Opt[in]
YEAR: 2016
FIRM: Restart [your city]
TYPE: Competition
LOCATION: San Francisco, CA, USA
CLIENT: Eleven Magazine
COLLABORATORS: Lavamae, Karla Diaz
AWARDS: Honorable Mention
_Description
Opt[in] is a response to the socio-economic reality of the Tenderloin or “TL” neighborhood in San Francisco by using social capital as the driving force. Our emergent, community-based model aimed to activate residents of the TL through the revitalization and retrofitting of existing infrastructure in an effort to preserve San Francisco’s historic urban fabric. Similar to a college campus, we proposed a one card system that connects residents to all basic services and amenities [food, shelter, healthcare + sanitation] within their chosen neighborhood block. Our goal was to create a diverse social ecosystem where all residents can thrive.

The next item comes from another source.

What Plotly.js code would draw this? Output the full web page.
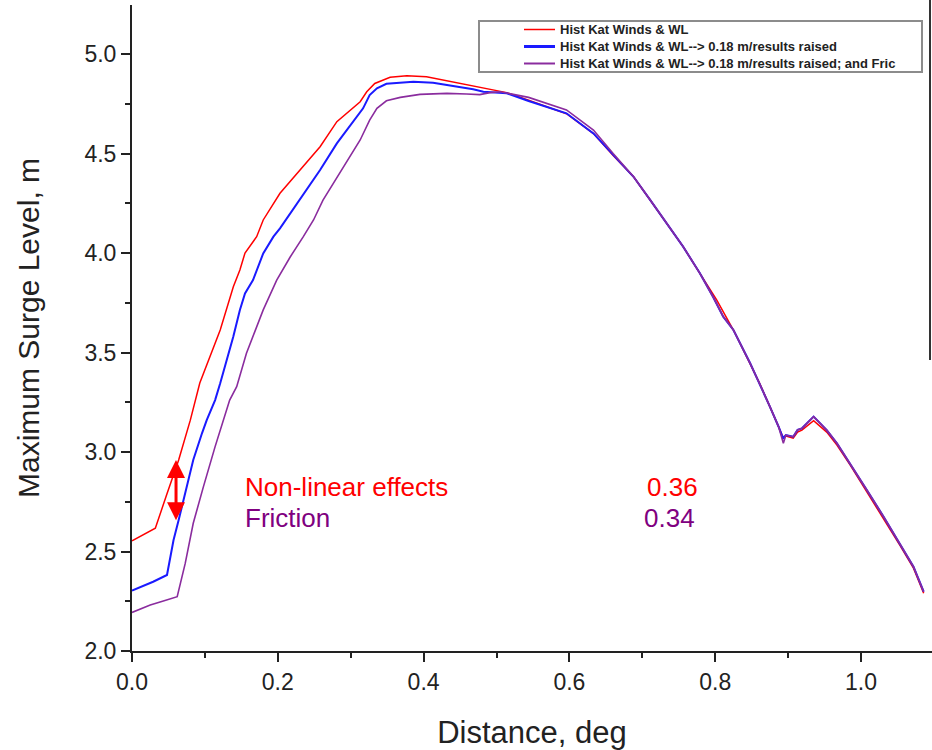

Opt[in] offers the unique opportunity for people to congregate, learn, share, + create together in the public realm. We aim to facilitate a democratic process of reshaping and activating public spaces with vibrant community-based participatory design. Central to this approach is knowledge in the making and public space stewardship, which emphasizes shared experience, collective creation, and ownership. As a resident of Opt[in], one becomes the curator of the public realm while facilitating the organic, long-term growth of the Tenderloin.
_The Competition Brief
Eleven Magazine's San Francisco 2016 Design Competition asked students and professionals to develop a strategy for the regeneration of San Francisco’s Tenderloin district. The neighborhood, which sits in the heart of one of the world’s most famous cities, is today regarded as one of the most distressed neighborhoods in the USA. This competition called for action and invited the international creative community to step-up to the challenge and reimagine ways of turning the Tenderloin into a model district of the future.
_Jury's Comments
‘Opt[IN]’ responds to the current socio-economic problematics present in the Tenderloin by developing a coherent regenerative strategy that is aimed at creating a diverse social ecosystem where all residents can thrive. “Opt[in] perpetuates a community-driven platform for sustainable urban growth”, explain the design team. The outcome is a masterplan designed to enrich the Tenderloin by gradually retrofitting and redeveloping existing infrastructure, while at the same time focusing on investing in social capital and an improved quality of the built environment. The end result is a masterplan which has a very strong civic concern, and which is designed specifically to counteract the effects of Gentrification, such as the displacement of local population and a search for a new manufactured identity.
The jury enjoyed this proposal and chose it as one of their Honorable Mentions due to its ambition and methodical care the design team took in developing a coherent masterplan which the jury can imagine successful in real-life policy making towards a new regenerative model for the Tenderloin.